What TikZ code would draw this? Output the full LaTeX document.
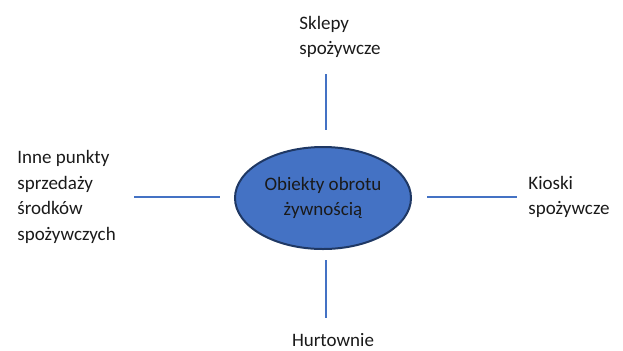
\documentclass[tikz,border=0pt]{standalone}
\usepackage{fontspec}
\setmainfont{Carlito}
\usetikzlibrary{shapes.geometric}
\definecolor{fillblue}{HTML}{4472C4}
\definecolor{rimblue}{HTML}{1F3864}
\definecolor{lineblue}{HTML}{4472C4}
\definecolor{inktext}{HTML}{1A1A1A}

\begin{document}
\begin{tikzpicture}[x=0.5pt,y=-0.5pt,
	txt/.style={inner sep=0pt,align=left,text=inktext,font=\fontsize{9.5}{12.75}\selectfont},
	link/.style={draw=lineblue,line width=0.55pt}]
	\useasboundingbox (0,0) rectangle (623,350);
	\node[ellipse,draw=rimblue,line width=1pt,fill=fillblue,minimum width=88pt,minimum height=51pt,
		inner sep=0pt,align=center,text=inktext,font=\fontsize{9.5}{12.75}\selectfont] (obiekty) at (323,198) {Obiekty obrotu\\żywnością};
	\node[txt,anchor=west] (sklepy) at (299,37) {Sklepy\\spożywcze};
	\node[txt,anchor=west] (inne) at (17,197) {Inne punkty\\sprzedaży\\środków\\spożywczych};
	\node[txt,anchor=west] (kioski) at (528,197) {Kioski\\spożywcze};
	\node[txt,anchor=center] (hurt) at (333,340) {Hurtownie};
	\coordinate (t1) at (326,74);
	\coordinate (t2) at (326,130);
	\coordinate (l1) at (134,197);
	\coordinate (l2) at (220,197);
	\coordinate (r1) at (427,197);
	\coordinate (r2) at (517,197);
	\coordinate (b1) at (326,260);
	\coordinate (b2) at (326,318);
	\draw[link] (t1) -- (t2);
	\draw[link] (l1) -- (l2);
	\draw[link] (r1) -- (r2);
	\draw[link] (b1) -- (b2);
\end{tikzpicture}
\end{document}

_AIM OF THE EXERCISE_.
Each line of the data is to be duplicated exactly; pictures stay out of the copy.

_RESULT_.
What TikZ code would draw this? Output the full LaTeX document.
\documentclass[tikz,border=0pt]{standalone}
\usepackage{fontspec}
\setmainfont{Carlito}
\usetikzlibrary{shapes.geometric}
\definecolor{fillblue}{HTML}{4472C4}
\definecolor{rimblue}{HTML}{1F3864}
\definecolor{lineblue}{HTML}{4472C4}
\definecolor{inktext}{HTML}{1A1A1A}

\begin{document}
\begin{tikzpicture}[x=0.5pt,y=-0.5pt,
	txt/.style={inner sep=0pt,align=left,text=inktext,font=\fontsize{9.5}{12.75}\selectfont},
	link/.style={draw=lineblue,line width=0.55pt}]
	\useasboundingbox (0,0) rectangle (623,350);
	\node[ellipse,draw=rimblue,line width=1pt,fill=fillblue,minimum width=88pt,minimum height=51pt,
		inner sep=0pt,align=center,text=inktext,font=\fontsize{9.5}{12.75}\selectfont] (obiekty) at (323,198) {Obiekty obrotu\\żywnością};
	\node[txt,anchor=west] (sklepy) at (299,37) {Sklepy\\spożywcze};
	\node[txt,anchor=west] (inne) at (17,197) {Inne punkty\\sprzedaży\\środków\\spożywczych};
	\node[txt,anchor=west] (kioski) at (528,197) {Kioski\\spożywcze};
	\node[txt,anchor=center] (hurt) at (333,340) {Hurtownie};
	\coordinate (t1) at (326,74);
	\coordinate (t2) at (326,130);
	\coordinate (l1) at (134,197);
	\coordinate (l2) at (220,197);
	\coordinate (r1) at (427,197);
	\coordinate (r2) at (517,197);
	\coordinate (b1) at (326,260);
	\coordinate (b2) at (326,318);
	\draw[link] (t1) -- (t2);
	\draw[link] (l1) -- (l2);
	\draw[link] (r1) -- (r2);
	\draw[link] (b1) -- (b2);
\end{tikzpicture}
\end{document}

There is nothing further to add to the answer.